*Objective*: Look through the entries below and count the lines with the word "Convert" in them; give only the number.

━━━

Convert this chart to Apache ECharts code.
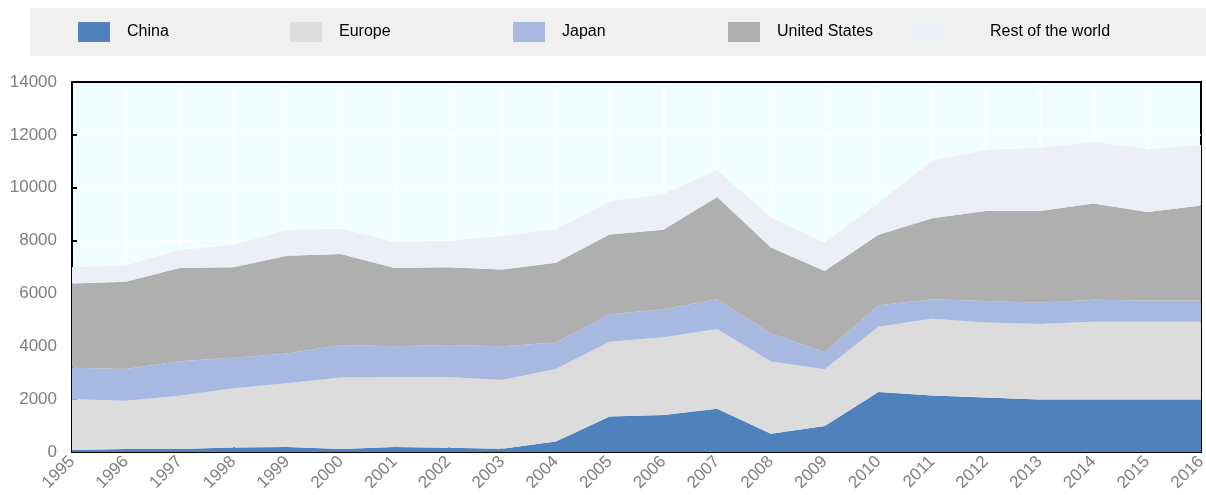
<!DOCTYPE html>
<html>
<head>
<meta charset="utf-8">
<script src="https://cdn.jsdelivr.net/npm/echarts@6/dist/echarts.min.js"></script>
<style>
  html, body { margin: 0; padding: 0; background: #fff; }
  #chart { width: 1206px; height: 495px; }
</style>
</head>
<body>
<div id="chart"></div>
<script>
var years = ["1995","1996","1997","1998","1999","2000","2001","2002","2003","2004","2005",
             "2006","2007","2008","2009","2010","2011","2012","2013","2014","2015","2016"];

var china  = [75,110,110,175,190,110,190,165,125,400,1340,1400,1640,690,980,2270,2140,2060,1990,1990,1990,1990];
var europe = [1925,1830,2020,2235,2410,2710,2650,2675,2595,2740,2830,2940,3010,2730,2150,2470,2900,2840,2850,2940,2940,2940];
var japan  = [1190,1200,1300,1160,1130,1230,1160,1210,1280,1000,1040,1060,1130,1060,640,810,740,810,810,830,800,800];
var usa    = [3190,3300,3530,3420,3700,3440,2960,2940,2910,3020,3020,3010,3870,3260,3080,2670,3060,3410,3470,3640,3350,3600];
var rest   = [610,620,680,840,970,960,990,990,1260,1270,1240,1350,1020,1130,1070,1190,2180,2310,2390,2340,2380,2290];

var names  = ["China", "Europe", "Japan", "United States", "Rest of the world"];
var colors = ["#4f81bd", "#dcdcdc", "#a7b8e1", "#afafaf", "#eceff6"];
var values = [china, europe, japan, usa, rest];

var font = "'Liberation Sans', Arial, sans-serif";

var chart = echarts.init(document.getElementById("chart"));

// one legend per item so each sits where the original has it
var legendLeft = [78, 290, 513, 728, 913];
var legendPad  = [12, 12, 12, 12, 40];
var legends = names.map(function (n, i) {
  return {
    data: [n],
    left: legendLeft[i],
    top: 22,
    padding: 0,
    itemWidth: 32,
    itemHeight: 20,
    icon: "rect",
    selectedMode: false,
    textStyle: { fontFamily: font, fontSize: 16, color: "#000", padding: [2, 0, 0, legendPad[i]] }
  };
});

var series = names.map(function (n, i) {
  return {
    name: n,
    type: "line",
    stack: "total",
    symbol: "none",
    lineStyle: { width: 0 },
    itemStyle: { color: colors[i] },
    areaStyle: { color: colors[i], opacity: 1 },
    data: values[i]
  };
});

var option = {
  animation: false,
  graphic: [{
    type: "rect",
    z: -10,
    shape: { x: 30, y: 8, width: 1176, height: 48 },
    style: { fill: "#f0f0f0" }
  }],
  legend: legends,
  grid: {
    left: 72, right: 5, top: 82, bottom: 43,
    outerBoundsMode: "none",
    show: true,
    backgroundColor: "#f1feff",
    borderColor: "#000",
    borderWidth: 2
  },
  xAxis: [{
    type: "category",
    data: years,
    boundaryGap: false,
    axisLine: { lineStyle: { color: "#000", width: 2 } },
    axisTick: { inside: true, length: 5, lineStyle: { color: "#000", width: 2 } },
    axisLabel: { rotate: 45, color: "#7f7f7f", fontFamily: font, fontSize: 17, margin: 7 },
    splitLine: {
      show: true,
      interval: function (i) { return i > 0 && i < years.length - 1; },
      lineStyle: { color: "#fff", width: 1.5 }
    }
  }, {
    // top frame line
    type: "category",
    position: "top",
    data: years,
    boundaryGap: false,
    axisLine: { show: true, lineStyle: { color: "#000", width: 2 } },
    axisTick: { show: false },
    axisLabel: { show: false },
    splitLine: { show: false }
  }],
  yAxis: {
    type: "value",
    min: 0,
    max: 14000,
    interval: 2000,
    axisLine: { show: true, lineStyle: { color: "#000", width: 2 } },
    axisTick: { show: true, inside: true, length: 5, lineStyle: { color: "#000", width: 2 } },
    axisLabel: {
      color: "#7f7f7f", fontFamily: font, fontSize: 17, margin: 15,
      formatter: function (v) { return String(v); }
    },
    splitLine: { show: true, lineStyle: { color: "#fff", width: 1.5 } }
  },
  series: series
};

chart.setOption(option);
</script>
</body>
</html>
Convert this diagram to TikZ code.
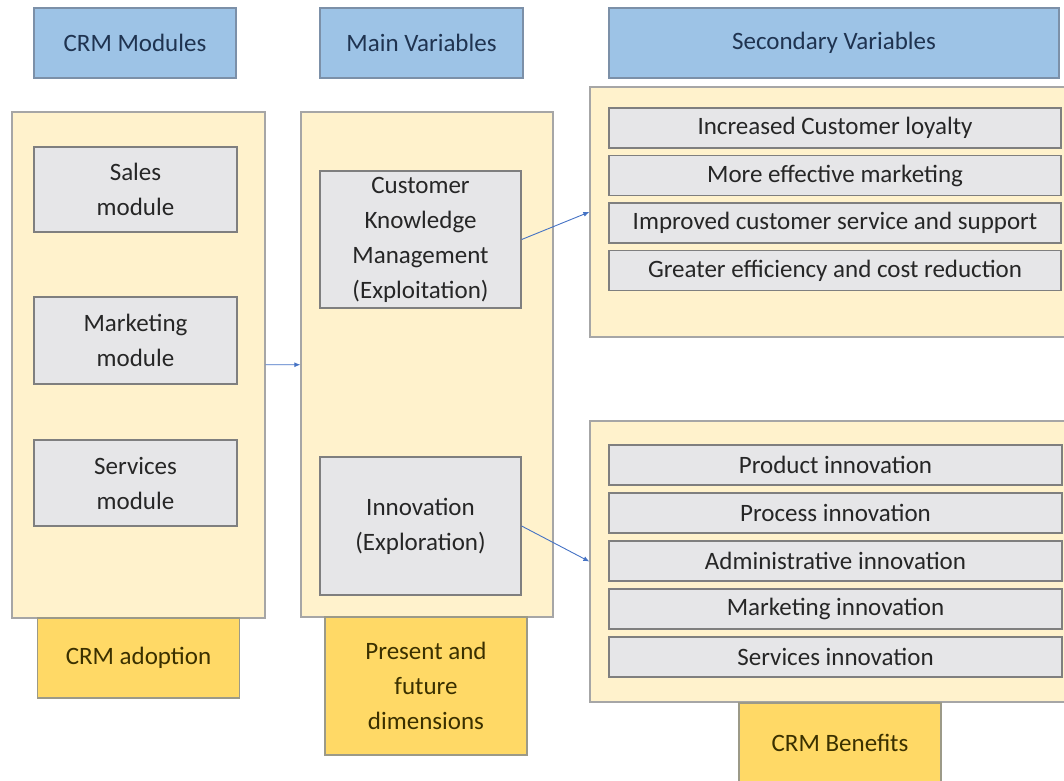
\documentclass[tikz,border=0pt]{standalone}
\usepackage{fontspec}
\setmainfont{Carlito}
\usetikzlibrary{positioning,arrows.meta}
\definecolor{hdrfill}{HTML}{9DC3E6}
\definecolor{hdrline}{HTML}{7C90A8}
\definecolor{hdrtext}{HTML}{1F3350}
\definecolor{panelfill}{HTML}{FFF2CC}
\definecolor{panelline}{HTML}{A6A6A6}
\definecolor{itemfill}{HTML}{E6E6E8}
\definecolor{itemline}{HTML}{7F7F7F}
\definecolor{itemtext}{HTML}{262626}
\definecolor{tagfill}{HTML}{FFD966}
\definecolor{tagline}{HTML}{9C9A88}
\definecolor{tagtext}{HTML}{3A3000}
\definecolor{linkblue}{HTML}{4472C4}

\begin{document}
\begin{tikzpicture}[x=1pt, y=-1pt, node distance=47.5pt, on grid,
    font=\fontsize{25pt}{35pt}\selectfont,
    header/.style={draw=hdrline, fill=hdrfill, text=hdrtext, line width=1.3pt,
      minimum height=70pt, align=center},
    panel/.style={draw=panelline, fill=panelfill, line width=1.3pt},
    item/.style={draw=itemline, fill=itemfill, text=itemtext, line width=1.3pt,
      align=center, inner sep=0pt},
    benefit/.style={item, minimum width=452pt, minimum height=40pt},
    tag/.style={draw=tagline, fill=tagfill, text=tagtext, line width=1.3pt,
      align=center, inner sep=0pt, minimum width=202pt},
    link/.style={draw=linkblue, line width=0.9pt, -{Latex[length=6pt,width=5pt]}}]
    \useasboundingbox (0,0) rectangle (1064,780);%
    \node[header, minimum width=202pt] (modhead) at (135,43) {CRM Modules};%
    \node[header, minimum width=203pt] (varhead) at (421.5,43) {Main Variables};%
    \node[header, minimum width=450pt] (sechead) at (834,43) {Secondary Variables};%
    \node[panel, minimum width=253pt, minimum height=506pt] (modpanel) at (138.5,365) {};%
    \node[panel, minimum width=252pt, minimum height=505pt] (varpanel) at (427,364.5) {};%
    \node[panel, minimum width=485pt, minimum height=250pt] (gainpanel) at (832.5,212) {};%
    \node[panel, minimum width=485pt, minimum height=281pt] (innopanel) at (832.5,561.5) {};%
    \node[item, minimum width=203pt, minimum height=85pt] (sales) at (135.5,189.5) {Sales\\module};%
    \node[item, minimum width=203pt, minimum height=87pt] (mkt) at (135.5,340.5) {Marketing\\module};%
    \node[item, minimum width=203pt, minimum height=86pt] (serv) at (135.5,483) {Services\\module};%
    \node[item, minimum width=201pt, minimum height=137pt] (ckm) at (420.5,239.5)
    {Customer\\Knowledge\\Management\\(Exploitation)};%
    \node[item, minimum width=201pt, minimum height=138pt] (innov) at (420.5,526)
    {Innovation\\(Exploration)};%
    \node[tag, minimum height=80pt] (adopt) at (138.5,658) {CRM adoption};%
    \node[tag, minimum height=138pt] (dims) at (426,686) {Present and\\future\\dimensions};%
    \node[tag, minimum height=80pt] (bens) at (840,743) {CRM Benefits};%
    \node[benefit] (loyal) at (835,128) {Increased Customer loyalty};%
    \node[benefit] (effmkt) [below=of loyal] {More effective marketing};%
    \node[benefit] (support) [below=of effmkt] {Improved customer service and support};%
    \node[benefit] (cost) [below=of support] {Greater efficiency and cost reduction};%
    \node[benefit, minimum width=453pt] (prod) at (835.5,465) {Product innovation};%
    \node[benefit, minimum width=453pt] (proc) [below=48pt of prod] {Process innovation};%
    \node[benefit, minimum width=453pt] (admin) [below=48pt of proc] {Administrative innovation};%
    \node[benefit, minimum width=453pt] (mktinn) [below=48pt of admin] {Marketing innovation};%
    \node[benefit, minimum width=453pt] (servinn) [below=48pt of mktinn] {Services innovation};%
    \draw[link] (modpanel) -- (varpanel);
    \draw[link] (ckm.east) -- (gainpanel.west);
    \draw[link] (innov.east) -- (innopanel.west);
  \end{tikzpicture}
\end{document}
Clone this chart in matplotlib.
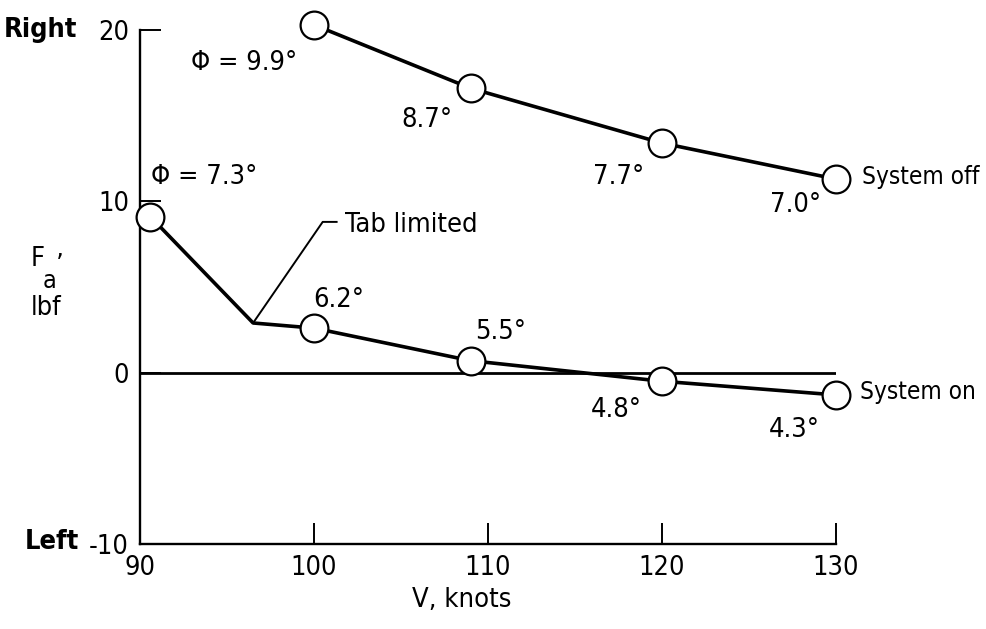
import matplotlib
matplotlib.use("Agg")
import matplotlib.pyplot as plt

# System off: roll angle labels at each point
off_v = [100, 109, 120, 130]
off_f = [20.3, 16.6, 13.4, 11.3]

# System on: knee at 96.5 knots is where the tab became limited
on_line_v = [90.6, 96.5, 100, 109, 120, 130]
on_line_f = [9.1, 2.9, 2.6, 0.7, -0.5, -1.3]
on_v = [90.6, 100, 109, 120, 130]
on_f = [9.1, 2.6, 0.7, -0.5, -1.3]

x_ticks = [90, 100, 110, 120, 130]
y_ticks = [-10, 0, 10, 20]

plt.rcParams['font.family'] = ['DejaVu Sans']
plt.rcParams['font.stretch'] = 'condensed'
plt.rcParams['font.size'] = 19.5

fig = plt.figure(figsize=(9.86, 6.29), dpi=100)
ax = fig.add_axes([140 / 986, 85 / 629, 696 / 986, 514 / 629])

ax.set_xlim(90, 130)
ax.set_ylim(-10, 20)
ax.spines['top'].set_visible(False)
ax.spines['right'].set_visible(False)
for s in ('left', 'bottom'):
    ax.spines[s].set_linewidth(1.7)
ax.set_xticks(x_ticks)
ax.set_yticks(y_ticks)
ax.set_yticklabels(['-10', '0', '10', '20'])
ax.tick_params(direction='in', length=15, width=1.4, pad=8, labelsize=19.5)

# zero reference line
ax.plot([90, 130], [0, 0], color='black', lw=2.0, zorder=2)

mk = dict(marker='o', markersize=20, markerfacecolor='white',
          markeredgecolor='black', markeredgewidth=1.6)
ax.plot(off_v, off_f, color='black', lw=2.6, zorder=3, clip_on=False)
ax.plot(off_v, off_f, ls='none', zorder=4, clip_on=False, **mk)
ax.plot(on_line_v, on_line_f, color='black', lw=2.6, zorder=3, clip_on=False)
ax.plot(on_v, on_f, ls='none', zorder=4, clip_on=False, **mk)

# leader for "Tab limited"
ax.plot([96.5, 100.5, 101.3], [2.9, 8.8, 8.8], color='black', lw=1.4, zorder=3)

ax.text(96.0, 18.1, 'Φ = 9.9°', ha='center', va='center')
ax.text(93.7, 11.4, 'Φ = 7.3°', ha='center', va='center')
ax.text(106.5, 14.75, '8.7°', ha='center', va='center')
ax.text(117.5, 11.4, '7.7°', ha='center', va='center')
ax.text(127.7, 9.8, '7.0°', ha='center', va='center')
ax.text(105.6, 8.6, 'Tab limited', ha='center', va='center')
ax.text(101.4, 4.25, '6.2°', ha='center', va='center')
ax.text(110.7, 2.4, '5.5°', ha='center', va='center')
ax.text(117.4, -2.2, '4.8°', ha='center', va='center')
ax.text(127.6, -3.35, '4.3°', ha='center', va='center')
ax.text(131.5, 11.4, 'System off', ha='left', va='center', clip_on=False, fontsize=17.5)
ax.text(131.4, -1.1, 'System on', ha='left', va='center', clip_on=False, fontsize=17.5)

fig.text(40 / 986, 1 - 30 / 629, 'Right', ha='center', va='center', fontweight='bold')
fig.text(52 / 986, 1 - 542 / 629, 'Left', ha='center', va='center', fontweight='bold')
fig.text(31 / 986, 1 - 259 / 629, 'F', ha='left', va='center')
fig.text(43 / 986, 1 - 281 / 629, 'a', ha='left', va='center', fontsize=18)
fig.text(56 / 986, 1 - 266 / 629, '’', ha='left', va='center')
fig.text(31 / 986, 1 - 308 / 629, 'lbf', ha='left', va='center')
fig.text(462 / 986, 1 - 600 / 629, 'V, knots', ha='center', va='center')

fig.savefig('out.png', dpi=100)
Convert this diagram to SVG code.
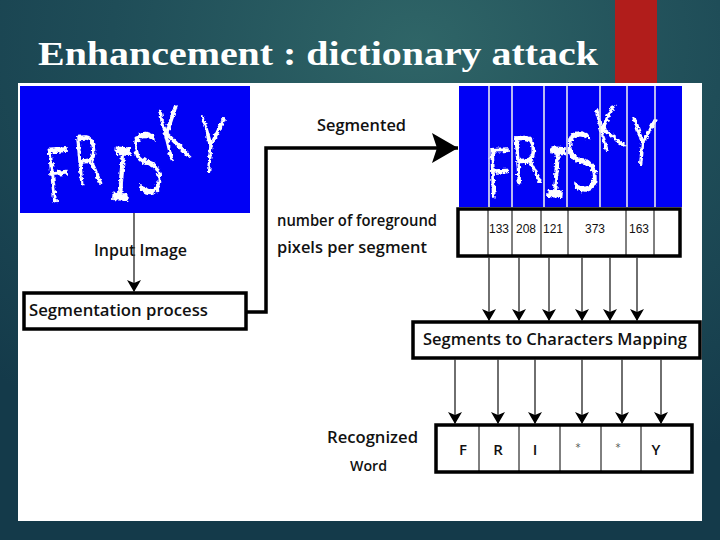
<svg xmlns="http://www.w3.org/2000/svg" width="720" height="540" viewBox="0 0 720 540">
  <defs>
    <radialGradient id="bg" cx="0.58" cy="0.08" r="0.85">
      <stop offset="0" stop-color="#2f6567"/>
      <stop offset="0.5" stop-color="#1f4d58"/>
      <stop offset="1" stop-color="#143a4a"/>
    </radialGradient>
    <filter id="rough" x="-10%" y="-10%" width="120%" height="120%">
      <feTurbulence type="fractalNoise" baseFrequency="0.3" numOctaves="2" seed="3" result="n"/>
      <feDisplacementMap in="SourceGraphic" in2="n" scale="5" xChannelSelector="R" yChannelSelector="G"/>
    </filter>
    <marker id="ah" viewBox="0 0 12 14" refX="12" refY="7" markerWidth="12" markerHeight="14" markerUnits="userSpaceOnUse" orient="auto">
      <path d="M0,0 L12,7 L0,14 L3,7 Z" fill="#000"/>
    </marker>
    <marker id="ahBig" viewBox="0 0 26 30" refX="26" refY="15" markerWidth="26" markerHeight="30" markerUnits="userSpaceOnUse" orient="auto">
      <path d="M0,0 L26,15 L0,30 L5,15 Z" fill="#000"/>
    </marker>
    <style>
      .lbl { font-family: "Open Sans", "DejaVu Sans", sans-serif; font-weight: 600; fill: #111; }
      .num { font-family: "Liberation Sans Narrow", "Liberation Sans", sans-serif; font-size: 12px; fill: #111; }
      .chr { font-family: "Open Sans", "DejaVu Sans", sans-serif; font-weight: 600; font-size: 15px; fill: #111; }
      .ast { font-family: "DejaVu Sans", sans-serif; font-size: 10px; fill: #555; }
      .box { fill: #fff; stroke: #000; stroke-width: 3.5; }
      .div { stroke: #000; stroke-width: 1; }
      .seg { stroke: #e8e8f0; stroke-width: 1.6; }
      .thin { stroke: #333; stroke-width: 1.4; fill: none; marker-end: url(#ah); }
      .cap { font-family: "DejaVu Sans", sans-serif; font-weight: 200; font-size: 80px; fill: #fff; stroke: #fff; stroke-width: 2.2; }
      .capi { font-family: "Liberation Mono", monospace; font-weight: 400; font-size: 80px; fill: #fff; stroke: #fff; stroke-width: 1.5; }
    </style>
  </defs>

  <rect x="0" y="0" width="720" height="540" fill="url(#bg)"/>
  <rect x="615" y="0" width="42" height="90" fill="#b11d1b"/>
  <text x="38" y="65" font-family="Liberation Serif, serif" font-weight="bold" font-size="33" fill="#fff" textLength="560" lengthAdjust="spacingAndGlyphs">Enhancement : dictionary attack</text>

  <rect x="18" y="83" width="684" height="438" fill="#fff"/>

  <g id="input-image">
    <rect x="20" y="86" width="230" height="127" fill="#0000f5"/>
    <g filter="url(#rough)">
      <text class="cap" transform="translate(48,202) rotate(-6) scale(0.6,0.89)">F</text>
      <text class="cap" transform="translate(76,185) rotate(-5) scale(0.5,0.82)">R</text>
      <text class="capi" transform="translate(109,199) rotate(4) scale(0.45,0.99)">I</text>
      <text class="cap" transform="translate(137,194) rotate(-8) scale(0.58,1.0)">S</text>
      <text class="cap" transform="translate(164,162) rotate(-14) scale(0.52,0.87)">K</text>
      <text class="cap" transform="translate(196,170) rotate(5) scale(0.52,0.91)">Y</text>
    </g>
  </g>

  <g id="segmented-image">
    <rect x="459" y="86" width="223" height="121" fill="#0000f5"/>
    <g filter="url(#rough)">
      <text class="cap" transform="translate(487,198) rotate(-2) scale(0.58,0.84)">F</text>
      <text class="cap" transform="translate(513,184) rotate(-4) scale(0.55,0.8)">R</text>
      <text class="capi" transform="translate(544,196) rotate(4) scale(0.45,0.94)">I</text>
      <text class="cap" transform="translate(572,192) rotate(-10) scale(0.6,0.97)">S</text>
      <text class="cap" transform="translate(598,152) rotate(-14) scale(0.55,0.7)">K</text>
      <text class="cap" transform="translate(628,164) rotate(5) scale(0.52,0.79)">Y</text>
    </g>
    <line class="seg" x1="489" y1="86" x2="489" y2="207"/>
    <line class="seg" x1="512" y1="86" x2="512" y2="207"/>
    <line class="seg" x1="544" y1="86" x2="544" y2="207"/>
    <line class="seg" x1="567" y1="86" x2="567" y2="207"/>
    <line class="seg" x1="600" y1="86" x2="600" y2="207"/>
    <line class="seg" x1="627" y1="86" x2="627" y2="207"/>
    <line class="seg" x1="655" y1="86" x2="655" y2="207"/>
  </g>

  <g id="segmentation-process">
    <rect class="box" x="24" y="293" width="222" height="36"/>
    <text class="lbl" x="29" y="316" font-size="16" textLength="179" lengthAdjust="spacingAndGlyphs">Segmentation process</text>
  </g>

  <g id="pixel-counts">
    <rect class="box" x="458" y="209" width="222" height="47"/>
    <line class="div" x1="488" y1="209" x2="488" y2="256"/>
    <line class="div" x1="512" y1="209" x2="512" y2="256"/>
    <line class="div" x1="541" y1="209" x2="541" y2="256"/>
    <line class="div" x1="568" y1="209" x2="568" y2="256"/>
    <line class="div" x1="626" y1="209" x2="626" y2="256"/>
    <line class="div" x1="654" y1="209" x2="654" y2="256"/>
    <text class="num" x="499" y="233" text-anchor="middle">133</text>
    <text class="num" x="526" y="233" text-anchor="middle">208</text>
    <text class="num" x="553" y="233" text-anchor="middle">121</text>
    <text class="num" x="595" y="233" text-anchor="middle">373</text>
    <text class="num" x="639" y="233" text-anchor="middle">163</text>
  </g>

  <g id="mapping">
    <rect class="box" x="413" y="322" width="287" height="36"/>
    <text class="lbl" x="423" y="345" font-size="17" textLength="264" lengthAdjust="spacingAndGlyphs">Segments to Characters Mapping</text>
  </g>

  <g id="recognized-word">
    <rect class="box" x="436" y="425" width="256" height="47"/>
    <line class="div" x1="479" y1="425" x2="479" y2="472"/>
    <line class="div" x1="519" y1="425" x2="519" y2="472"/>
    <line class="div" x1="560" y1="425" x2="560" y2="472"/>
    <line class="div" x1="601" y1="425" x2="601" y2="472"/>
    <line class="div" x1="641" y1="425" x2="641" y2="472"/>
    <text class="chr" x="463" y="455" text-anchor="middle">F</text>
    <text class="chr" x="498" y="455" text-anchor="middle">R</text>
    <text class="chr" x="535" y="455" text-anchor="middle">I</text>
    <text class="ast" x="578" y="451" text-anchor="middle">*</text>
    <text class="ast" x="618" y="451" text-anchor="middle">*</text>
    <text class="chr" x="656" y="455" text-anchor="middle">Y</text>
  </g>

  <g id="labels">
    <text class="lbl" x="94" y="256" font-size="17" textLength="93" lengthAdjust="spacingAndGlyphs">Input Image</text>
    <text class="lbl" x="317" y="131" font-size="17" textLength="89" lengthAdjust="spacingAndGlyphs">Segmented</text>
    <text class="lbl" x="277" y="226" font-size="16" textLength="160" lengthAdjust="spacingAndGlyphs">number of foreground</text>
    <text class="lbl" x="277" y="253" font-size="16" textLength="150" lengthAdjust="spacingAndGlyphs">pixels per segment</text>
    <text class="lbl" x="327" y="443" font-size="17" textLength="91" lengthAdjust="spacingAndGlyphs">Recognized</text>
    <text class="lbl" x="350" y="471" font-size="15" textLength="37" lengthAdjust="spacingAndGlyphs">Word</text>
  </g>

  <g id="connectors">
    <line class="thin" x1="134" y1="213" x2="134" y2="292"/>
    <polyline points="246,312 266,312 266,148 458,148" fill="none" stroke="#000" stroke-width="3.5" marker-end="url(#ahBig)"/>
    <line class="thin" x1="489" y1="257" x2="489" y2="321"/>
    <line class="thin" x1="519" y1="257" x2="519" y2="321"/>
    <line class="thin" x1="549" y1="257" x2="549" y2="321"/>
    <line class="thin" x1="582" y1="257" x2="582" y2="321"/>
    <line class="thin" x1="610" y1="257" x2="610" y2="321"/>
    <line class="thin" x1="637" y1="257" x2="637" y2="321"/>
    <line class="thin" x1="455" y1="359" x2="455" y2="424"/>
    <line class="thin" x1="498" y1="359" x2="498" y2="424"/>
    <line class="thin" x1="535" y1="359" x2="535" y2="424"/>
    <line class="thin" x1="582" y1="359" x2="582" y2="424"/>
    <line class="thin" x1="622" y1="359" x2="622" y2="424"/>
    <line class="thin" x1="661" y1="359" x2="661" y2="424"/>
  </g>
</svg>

━━━

*Completed task*: 3